On its face, Baby Mama’s idea — a single career woman with baby fever and a bad uterus butts heads with her surrogate — seems as stuck in the 1990s as a Collective Soul song on its soundtrack.

Yet there aren’t comediennes better suited to bring buoyancy to this female buddy comedy idea than Tina Fey, as upwardly mobile Kate Holbrook, and Amy Poehler, as the step-above-a-mobile-home Angie Ostrowiski. As strongly attuned as they are to antagonistic zingers, the duo easily could be an opposite-sex Jack Lemmon and Walter Matthau for a new generation.

Tonally, Baby Mama is somewhere between Knocked Up (with talk of the “taint” and one profane description of a contraction) and Baby Boom (bringing a crisis of careerism to full term). While its writing offers more of a sugary substitute than the acidic humor of Fey or Poehler’s work on 30 Rock and / or Saturday Night Live, it still has a smart mouth in all the right ways.

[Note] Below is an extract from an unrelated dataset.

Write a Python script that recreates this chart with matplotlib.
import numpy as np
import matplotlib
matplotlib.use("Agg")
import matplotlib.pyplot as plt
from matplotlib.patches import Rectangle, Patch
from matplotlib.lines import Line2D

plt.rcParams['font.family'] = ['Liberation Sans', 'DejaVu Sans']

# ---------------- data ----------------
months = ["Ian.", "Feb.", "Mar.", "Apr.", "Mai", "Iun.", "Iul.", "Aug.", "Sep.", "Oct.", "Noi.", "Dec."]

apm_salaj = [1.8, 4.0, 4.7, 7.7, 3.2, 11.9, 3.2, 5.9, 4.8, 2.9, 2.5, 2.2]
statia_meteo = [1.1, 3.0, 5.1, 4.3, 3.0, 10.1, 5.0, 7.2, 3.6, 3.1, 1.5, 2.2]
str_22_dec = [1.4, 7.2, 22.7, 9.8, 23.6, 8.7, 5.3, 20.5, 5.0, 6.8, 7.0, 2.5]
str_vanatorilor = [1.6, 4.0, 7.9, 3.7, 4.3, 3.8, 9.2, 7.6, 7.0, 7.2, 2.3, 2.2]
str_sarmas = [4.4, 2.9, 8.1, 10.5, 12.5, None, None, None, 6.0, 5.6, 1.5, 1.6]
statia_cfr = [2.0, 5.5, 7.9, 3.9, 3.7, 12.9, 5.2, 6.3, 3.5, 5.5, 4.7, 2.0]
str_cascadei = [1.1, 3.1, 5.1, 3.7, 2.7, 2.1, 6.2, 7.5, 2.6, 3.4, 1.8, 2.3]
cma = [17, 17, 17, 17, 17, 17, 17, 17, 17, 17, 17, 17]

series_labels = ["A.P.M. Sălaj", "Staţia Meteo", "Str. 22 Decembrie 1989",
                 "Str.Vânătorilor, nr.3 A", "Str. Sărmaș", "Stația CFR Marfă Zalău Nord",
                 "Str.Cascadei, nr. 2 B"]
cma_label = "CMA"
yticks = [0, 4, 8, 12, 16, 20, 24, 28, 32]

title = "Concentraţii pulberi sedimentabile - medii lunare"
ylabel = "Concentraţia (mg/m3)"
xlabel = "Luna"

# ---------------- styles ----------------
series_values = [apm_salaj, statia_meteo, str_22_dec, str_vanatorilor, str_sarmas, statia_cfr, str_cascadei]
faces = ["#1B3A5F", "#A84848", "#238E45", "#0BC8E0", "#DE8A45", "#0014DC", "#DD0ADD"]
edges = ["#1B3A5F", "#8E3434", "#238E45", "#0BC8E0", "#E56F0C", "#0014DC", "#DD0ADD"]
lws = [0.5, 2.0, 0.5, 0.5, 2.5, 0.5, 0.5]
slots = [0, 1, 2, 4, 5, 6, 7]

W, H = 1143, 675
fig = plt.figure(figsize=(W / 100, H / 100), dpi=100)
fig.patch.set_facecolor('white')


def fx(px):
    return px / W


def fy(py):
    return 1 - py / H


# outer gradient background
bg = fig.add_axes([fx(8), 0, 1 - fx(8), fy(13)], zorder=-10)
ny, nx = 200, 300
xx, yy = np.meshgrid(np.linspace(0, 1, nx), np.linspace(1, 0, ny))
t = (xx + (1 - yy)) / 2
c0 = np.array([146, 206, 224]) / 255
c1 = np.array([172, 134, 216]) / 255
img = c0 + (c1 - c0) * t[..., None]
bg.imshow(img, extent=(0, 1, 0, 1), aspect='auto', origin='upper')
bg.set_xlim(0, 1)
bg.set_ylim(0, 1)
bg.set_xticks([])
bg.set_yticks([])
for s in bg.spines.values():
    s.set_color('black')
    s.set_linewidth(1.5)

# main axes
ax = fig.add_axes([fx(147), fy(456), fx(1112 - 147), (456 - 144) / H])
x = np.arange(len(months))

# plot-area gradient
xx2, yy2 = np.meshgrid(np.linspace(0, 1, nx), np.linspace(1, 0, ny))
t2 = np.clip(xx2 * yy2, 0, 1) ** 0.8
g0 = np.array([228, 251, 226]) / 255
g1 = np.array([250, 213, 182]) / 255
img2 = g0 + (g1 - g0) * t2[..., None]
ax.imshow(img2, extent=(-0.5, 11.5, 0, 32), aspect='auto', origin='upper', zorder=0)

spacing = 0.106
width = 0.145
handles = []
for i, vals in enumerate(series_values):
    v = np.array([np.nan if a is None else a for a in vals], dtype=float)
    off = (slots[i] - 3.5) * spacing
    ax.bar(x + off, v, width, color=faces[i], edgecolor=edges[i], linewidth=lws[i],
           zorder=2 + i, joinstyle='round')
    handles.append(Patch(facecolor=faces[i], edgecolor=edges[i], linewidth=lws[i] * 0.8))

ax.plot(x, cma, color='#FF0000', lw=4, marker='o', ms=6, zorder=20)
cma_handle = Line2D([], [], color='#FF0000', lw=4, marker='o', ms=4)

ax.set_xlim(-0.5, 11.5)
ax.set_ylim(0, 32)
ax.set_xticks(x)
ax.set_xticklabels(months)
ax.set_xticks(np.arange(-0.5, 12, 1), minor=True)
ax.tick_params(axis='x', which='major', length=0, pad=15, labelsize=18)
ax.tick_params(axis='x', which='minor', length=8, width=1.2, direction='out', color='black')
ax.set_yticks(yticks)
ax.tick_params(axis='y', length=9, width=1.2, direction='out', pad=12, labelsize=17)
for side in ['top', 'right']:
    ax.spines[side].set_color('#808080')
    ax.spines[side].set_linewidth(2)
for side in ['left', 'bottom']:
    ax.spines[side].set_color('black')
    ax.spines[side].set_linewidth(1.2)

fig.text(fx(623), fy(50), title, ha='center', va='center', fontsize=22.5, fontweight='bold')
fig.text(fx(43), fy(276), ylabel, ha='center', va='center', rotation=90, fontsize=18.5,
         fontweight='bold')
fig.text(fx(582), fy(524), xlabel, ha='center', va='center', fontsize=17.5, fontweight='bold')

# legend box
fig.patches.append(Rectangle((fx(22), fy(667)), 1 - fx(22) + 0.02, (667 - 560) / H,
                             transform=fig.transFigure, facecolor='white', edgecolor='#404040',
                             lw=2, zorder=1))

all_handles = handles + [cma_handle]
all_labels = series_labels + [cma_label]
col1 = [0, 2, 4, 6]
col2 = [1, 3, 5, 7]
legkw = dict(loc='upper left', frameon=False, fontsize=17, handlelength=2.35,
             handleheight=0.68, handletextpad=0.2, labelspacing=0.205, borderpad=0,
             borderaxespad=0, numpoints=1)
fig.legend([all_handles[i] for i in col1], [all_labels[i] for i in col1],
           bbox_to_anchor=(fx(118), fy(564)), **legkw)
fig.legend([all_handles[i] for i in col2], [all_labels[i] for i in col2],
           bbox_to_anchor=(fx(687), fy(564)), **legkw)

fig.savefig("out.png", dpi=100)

Like Liz Lemon, Fey’s 30 Rock character, Kate has chosen promotions over pregnancies. But still single at 37, she wants a baby now. Doctors “don’t like” her T-shaped uterus and attorneys don’t like her adoption chances, but Liz has a sperm-donor match before five movie minutes pass.

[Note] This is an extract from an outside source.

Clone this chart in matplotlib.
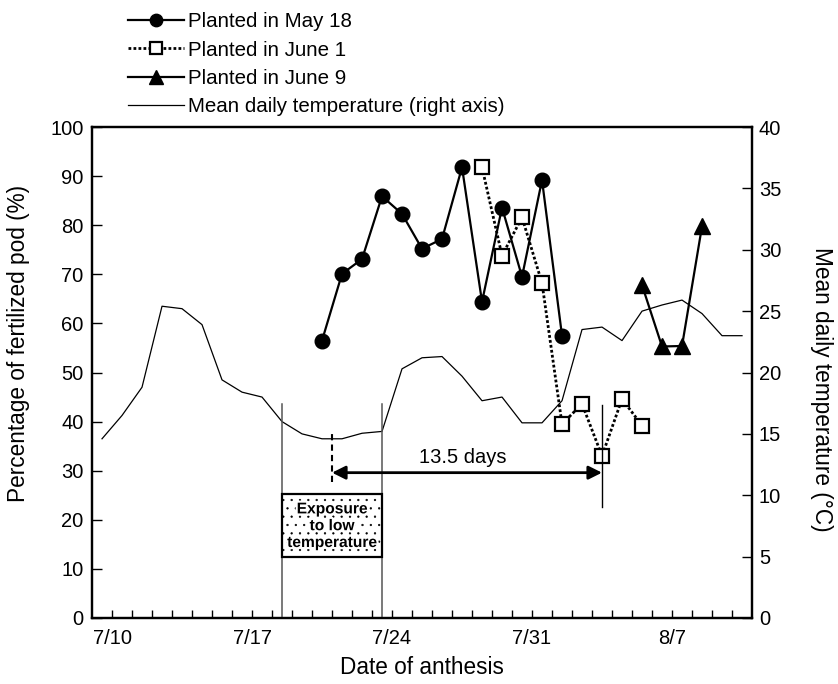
import numpy as np
import matplotlib.pyplot as plt
import matplotlib.patheffects as pe
from matplotlib.patches import Rectangle

plt.rcParams['font.family'] = ['Liberation Sans', 'DejaVu Sans']
plt.rcParams['font.size'] = 14.5
plt.rcParams['hatch.linewidth'] = 0.4

# x = day index, 0 = 7/9 (points sit between the daily tick marks)
temp_day = list(range(33))
temp = [14.6, 16.5, 18.8, 25.4, 25.2, 23.9, 19.4, 18.4, 18.0, 16.0, 15.0,
        14.6, 14.6, 15.05, 15.2, 20.3, 21.2, 21.3, 19.7, 17.7, 18.0, 15.9,
        15.9, 17.7, 23.5, 23.7, 22.6, 25.0, 25.5, 25.9, 24.8, 23.0, 23.0]

may18_day = [11, 12, 13, 14, 15, 16, 17, 18, 19, 20, 21, 22, 23]
may18 = [56.5, 70.1, 73.1, 85.9, 82.3, 75.2, 77.2, 91.8, 64.4, 83.6, 69.5, 89.2, 57.5]

june1_day = [19, 20, 21, 22, 23, 24, 25, 26, 27]
june1 = [91.8, 73.8, 81.6, 68.2, 39.5, 43.6, 33.0, 44.6, 39.2]

june9_day = [27, 28, 29, 30]
june9 = [67.8, 55.3, 55.4, 79.8]

date_labels = ['7/10', '7/17', '7/24', '7/31', '8/7']

fig = plt.figure(figsize=(8.38, 6.84), dpi=100)
ax = fig.add_axes([0.1098, 0.0965, 0.7876, 0.7178])
ax2 = ax.twinx()
ax.set_zorder(ax2.get_zorder() + 1)
ax.patch.set_visible(False)

# temperature on right axis
t_line, = ax2.plot(temp_day, temp, color='black', lw=0.9)
ax2.set_ylim(0, 40)
ax2.set_yticks(np.arange(0, 41, 5))

# fertilized pod series
l1, = ax.plot(may18_day, may18, color='black', lw=1.6, marker='o',
              ms=10.5, mfc='black', mec='black')
l2, = ax.plot(june1_day, june1, color='black', lw=2, ls=(0, (1, 0.8)),
              marker='s', ms=9.5, mfc='white', mec='black', mew=1.6)
l3, = ax.plot(june9_day, june9, color='black', lw=1.6, marker='^',
              ms=11.5, mfc='black', mec='black')

ax.set_xlim(-0.5, 32.5)
ax.set_ylim(0, 100)
ax.set_yticks(np.arange(0, 101, 10))

ticks = np.arange(0.5, 32.5, 1)
labels = [''] * len(ticks)
for i, lab in enumerate(date_labels):
    labels[i * 7] = lab
ax.set_xticks(ticks)
ax.set_xticklabels(labels)

for a in (ax, ax2):
    for s in a.spines.values():
        s.set_linewidth(1.6)
ax.tick_params(axis='x', direction='in', length=6, width=1, pad=8)
ax.tick_params(axis='y', direction='in', length=7, width=1, pad=6)
ax2.tick_params(axis='y', direction='in', length=7, width=1, pad=5)

# low temperature period markers
ax.plot([9, 9], [0, 43.6], color='#555555', lw=1.1)
ax.plot([14, 14], [0, 43.6], color='#555555', lw=1.1)
ax.plot([11.5, 11.5], [27.8, 38.3], color='black', lw=1.5, ls=(0, (3, 2)))
ax.plot([25, 25], [22.7, 43.4], color='black', lw=1)

ax.annotate('', xy=(25, 29.6), xytext=(11.5, 29.6),
            arrowprops=dict(arrowstyle='<|-|>', color='black', lw=2,
                            mutation_scale=20, shrinkA=0, shrinkB=0))
ax.text(18.05, 32.6, '13.5 days', ha='center', va='center', fontsize=14.5)

box = Rectangle((9, 12.4), 5, 12.8, facecolor='white', edgecolor='black',
                hatch='..', lw=1.6, zorder=3)
ax.add_patch(box)
ax.text(11.5, 18.8, 'Exposure\nto low\ntemperature', ha='center', va='center',
        fontsize=11.2, fontweight='bold', linespacing=1.15, zorder=4,
        path_effects=[pe.withStroke(linewidth=3, foreground='white')])

ax.set_ylabel('Percentage of fertilized pod (%)', fontsize=16.3)
ax.yaxis.set_label_coords(-0.094, 0.56)
ax2.set_ylabel('Mean daily temperature (°C)', rotation=270, va='bottom',
               fontsize=16.3)
ax2.yaxis.set_label_coords(1.088, 0.465)
ax.set_xlabel('Date of anthesis', fontsize=16.3, labelpad=6)

fig.legend([l1, l2, l3, t_line],
           ['Planted in May 18', 'Planted in June 1', 'Planted in June 9',
            'Mean daily temperature (right axis)'],
           loc='upper left', bbox_to_anchor=(0.141, 0.997), frameon=False,
           borderpad=0, handlelength=2.7, handletextpad=0.2,
           labelspacing=0.45, markerscale=0.85, fontsize=14.8)

fig.savefig('out.png', dpi=100)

In need of a surrogate, Kate throws all her eggs into one very homespun basket. Angie and husband Carl (Dax Shepard) are about half a social level above those who might wander into Appalachian Emergency Room at 3 a.m.

Angie “discontinued” high school, and Carl never asked her to not be his wife, so they’re common-law. Heavily into odd fashion, Angie wears her hair either swept up high like Jean Harlow or in ratty tatters like a trailer park Debbie Harry. Poehler’s urban hillbilly vibe, occasionally seen on SNL, is a daffy delight to watch throughout, and the odd-couple comedy ramps up when Angie leaves lecherous Carl in a huff to live with Kate and carry the baby to term.

Better at the former than the latter, writer-director Michael McCullers (co-writer of two Austin Powers films) compensates for his blah visuals with a witty script. It strongly plays to its stars’ improvisational backgrounds, as well as an improv rule of counting on a little help for big laughs.

There’s viper-tongued Holland Taylor as Kate’s mom, who dubs 37 and single an “alternative” lifestyle. Sigourney Weaver channels her best days in Ivan Reitman’s comedies, playing a surrogacy maven who uses her uncanny knack for natural child conception to somehow shame her clients.

And trailers don’t even reveal the trump cards of Steve Martin and Greg Kinnear. Sporting an elfin ponytail a la The Lord of the Rings, Martin draws laughs on his entrance alone. Knowing a one-joke role when he plays it, he gets in and gets out with guffaws as a new-age CEO. Meanwhile, Kinnear’s most likeable romantic-lead work yet comes as a smoothie maker who’s wooing Kate.

Baby Mama isn’t without complications (that rushed prologue, an eye-rolling plot turn that’s basically discarded, the typical courtroom finale). But it’s affable and breezy, with an ensemble that’s strong enough to mine good moments from even the most obvious of situations.